Senate Dems push for stronger international swaps rules

"The sheer size and complexity of these institutions necessitates looking at each firm collectively, and across corporate forms and national boundaries," the senators write in the letter. "The activities of subsidiaries, affiliates, branch offices, and off-balance sheet entities may all lead to risk and losses that can devastate a financial institution, and the economy."

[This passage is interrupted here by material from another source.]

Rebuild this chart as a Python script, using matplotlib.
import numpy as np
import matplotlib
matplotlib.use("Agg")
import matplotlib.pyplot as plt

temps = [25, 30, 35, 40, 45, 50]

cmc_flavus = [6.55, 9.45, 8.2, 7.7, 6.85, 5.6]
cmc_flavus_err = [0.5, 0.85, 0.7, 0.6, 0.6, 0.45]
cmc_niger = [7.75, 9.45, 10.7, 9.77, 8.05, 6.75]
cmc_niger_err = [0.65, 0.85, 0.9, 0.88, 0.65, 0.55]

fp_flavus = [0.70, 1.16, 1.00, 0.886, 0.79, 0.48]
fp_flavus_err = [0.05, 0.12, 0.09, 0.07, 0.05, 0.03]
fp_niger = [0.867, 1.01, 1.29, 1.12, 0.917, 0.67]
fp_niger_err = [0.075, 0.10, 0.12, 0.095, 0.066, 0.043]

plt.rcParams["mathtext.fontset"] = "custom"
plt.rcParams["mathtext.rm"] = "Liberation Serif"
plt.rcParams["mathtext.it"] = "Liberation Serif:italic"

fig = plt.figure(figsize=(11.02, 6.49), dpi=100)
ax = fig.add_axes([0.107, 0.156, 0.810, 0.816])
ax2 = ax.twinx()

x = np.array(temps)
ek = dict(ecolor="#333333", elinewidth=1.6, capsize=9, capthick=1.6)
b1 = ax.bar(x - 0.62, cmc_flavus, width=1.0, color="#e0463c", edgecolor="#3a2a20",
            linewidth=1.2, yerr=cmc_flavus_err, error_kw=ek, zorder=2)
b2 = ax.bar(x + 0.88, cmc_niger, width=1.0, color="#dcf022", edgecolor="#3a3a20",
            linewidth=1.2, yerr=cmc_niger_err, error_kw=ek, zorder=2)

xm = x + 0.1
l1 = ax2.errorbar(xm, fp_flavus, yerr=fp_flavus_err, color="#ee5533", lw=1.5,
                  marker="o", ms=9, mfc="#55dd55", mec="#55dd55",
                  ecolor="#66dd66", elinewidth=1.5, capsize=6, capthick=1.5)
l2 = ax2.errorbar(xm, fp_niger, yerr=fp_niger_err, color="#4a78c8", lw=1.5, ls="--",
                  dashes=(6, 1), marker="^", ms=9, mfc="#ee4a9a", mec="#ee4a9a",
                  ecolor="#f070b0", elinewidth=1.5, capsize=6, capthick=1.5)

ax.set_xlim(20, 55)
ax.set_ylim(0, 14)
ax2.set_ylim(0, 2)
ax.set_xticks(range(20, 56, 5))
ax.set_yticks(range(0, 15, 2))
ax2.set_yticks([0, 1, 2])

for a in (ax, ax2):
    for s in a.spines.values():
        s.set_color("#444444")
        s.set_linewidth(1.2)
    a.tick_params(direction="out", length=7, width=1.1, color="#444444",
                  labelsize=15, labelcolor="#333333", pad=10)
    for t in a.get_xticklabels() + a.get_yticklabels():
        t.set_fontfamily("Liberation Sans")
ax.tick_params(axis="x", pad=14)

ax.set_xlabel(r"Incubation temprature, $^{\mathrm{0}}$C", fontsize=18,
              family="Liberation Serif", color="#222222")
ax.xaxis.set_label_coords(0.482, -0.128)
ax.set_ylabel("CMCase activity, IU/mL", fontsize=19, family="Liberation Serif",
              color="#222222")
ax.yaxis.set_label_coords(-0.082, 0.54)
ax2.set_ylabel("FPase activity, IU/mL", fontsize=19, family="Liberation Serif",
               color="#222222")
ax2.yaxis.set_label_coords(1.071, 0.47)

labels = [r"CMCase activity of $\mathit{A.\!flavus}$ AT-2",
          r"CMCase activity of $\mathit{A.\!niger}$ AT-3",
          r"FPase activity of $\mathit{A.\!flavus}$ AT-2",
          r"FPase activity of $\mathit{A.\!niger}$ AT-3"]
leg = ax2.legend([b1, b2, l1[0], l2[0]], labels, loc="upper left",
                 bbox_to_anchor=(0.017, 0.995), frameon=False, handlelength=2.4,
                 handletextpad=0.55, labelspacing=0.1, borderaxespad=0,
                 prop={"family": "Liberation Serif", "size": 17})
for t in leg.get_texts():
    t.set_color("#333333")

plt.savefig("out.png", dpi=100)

They add, "A wide range of offshore and cross-border transactions in swaps, including swaps where one of the counterparties is a foreign branch, foreign subsidiary, or foreign affiliate of a U.S. financial institution, have a direct and significant effect on the U.S. economy and financial stability."

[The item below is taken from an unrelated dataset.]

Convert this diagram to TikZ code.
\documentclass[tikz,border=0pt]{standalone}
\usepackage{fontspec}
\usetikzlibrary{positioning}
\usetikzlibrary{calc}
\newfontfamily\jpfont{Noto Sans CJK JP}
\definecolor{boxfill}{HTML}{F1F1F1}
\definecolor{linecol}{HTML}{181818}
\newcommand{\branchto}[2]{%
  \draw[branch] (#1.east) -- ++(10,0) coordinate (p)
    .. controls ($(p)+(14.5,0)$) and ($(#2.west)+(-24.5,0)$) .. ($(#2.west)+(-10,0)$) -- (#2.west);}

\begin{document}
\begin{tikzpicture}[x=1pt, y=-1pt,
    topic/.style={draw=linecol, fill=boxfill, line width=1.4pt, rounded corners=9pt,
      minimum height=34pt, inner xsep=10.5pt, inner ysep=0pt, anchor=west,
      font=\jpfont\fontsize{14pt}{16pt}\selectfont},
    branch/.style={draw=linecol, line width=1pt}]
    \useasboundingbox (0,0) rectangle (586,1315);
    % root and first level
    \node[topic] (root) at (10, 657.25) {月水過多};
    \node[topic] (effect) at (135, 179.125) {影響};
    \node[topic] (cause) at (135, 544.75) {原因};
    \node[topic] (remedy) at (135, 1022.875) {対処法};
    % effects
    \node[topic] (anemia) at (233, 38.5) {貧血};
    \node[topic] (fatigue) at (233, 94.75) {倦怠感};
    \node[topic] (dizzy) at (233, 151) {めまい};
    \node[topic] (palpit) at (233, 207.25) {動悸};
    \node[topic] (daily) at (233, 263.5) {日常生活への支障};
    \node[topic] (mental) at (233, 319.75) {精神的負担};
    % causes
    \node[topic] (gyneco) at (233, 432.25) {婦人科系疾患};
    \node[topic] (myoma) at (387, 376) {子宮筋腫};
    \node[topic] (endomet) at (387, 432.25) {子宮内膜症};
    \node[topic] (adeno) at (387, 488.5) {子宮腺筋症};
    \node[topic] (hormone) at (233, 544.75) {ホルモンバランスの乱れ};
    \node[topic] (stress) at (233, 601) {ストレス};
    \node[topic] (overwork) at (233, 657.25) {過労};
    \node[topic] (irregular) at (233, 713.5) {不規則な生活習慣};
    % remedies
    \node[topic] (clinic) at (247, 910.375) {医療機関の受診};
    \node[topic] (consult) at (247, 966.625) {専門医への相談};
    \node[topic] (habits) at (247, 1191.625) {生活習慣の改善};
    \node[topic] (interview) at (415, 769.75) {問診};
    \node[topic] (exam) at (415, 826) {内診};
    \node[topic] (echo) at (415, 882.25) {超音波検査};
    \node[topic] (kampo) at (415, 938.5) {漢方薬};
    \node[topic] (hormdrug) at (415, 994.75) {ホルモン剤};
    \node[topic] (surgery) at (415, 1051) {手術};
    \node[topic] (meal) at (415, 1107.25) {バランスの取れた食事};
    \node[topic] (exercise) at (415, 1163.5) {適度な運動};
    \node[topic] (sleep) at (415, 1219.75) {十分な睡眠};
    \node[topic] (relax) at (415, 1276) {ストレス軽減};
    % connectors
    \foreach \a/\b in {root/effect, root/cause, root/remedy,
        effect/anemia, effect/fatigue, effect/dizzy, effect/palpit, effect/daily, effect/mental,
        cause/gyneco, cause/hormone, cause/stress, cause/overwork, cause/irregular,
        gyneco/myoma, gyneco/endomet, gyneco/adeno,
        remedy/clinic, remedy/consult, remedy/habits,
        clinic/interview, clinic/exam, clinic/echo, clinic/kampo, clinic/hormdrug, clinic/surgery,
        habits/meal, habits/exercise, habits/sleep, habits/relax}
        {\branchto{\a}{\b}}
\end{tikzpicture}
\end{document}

In July, the CFTC proposed a system of "substituted compliance," whereby foreign regulatory oversight could stand in for Dodd-Frank Act rules, if the regulation is sufficiently rigid.

The group of Democrats wants the CFTC to increase the conditions for granting that substituted compliance by requiring that foreign government agencies sign an agreement to cooperate with the Federal Deposit Insurance Corporation. They also ask the CFTC to regularly review the foreign regulations to make sure the standards remain strong.

In the letter, the lawmakers also express concern about the lack of regulatory requirements for swaps that are not backed by an American person or firm.

"As we saw clearly in the 2008 financial crisis, and in previous crises, even when an activity or vehicle is legally separate from a U.S. person, the U.S. sponsor of that entity or activity steps in, placing the risk back onto U.S. taxpayers," they write.

The six signers on the letter are Sens. Sherrod Brown (D-Ohio), Carl Levin (D-Mich.), Tom Harkin (D-Iowa), Elizabeth Warren (D-Mass.), Jeff Merkley (D-Ore.) and Dianne Feinstein (D-Calif.).